I think that the market is getting better and starting to normalize. People are a little bit more bullish about where the rate environment is going to be. We are heading into an election, and in any election cycle, healthcare tends to be on the ballot in some shape, form, or fashion. We keep an eye on all those things from a macro perspective. 

For our business more specifically, the tailwinds continue to be quite strong, as the demand for clinical data continues to grow at a pretty exceptional rate. That’s driven by a whole host of things, not the least of which is demographic factors. Ten thousand people age into Medicare every day, and a third or more of those go into Medicare Advantage. That’s a big tailwind for our business. Value-based care is big tailwind for our business. Demand for clinical data from sophisticated requestors, like life sciences, continues to be a tailwind for our business.  

Macro environment notwithstanding, we like all the trend lines of the need for clinical data to make healthcare decisions, treat patients, and drive better insights. We think that this is a long-term trend that will go unabated for at least a couple of decades.

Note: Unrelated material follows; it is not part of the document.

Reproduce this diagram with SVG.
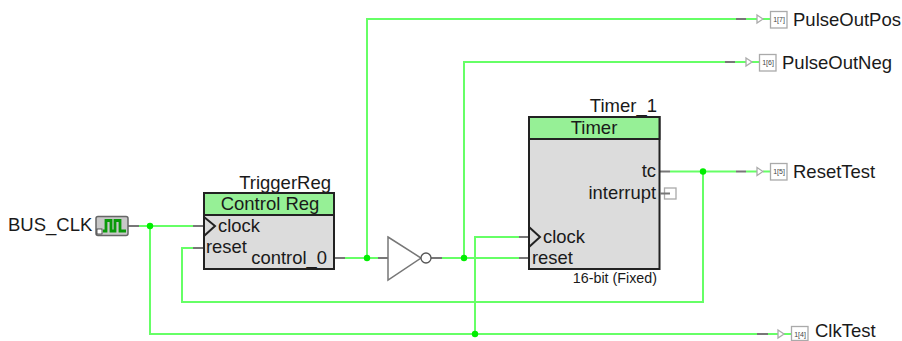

What impact do you expect to see from the Change Healthcare cyberattack in terms of financing, healthcare policy, and antitrust concerns?

I’ll start with the last one because that will probably be the biggest. We now see where Change, United, and Optum touch every part of the healthcare system. This situation exposed the fragility of some of that and showed how connected some of these pieces are. Greater thought needs so be given to those aspects.

If you’re a provider, you have to think about who has your data and who you are connecting with. How do you make sure, as a provider or payer, that they have the highest standards of security, probably beyond HITRUST? We at MRO pride ourselves that we have been delivering secure, compliant data for 20-plus years, and we understand the sensitivity of that. Heightening those standards will increase. Every provider and payer will take a closer look, not that they weren’t before.

I also think about diversification, making sure that you don’t have all your eggs in one basket. That will have implications in how both providers and payers think about deploying technology and vendors. 

What are the key parts of the company’s near-term strategy?

We are in the early innings of a digital transformation. We want to continue to deploy technology across every part of our business. That will be a big part of our strategy.  We need to continue our client centricity and make sure that we are widening and deepening our relationships with our clients. We operate in a multi -sided network and need to make sure that we continue to deliver value to all sides of that network to continue to drive network effects across our business model.